Donald Trump has swept the primaries and is now the presumptive GOP presidential nominee. His almost unbelievable primary surge -- from New York to Indiana -- was nothing short of breathtaking. He has confounded almost all the pundits and a majority of elected officials.
Going back to last summer, it was Trump's outsized political acumen that led him to understand the populist economic revolt that has been sweeping America. It's not just the anemic recovery under President Obama. It goes back 15 years, under Democratic and Republican administrations. The American economy has stalled. Middle-income wage earners have essentially had no pay increases since 2000. What's more, American foreign policy has gone off the rails.
And when Trump argued that America must become great again, whether at home or abroad, he hit a vein of political gold. And he got there before any of the other 16 GOP candidates.
This was a talented bunch -- far better than anything the Democrats could produce. But Trump had the right instinct. He understood that the country wants someone who puts American interests first.
So he became the quintessential political outsider. It's what every Republican-primary exit poll showed that voters want. The people are in full revolt and will settle for nothing less than radical change in Washington, D.C., and the entire political system. That's what catapulted Trump to the nomination.

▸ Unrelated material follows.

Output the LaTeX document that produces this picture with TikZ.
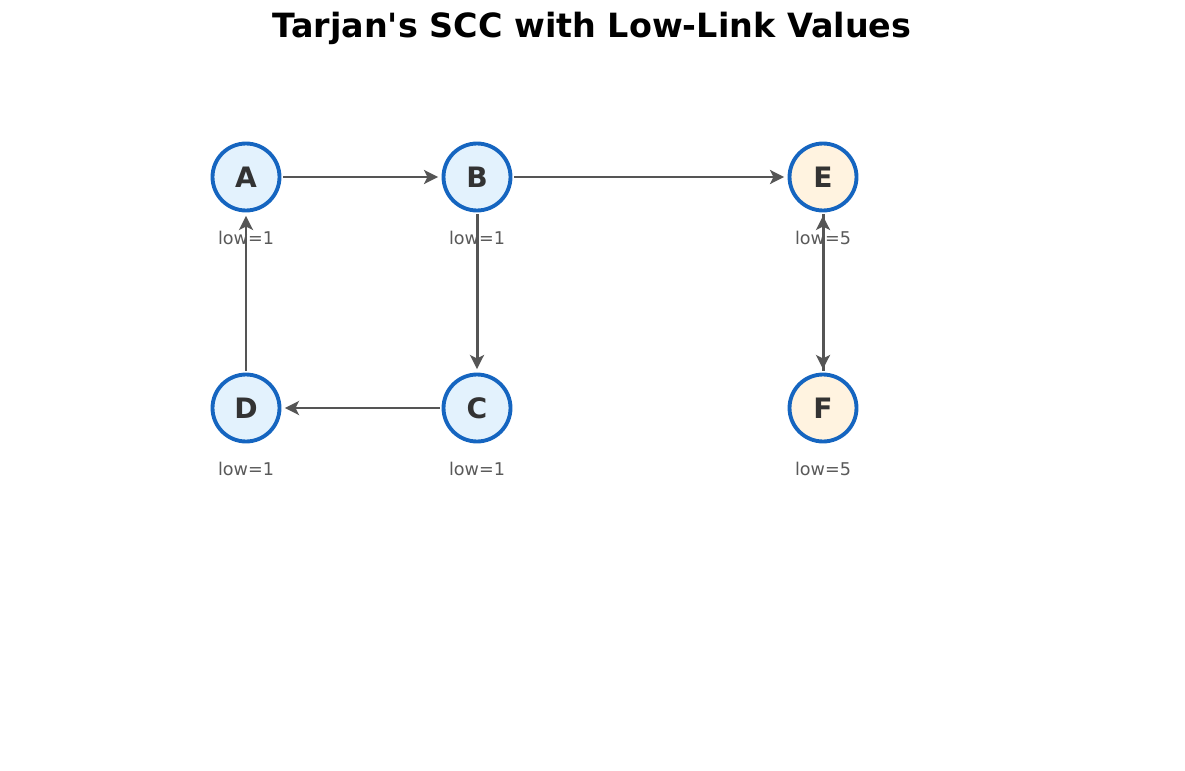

Now, Trump's critics in the GOP say he can't win in November. They say his candidacy will lead to a crushing Republican defeat -- all the way down the ticket in state after state. Respectfully, I disagree.
Though it's early in the general-election process, a number of polls show Trump to be gaining significantly against Hillary Clinton. The RealClearPolitics polling average shows Trump only 6 or 7 percentage points back. And his general-election fight has barely begun.
All of this said, the single most important task ahead of Mr. Trump is to prove to Americans that he can do the job of president.
The people of this nation want a strong leader. They want someone who will crush ISIS. They want a fighter to sit across the table from Vladimir Putin. They want someone who can make the right trade deals with China, Japan, and Mexico. They want someone to defend the southern border from illegal immigrants and ISIS intruders.
They also want someone to bring back the post-WWII prosperity, where America grew by 3.5 percent yearly on average, and where per capita GDP -- a good measure of average wages -- rose from $16,000 to nearly $50,000.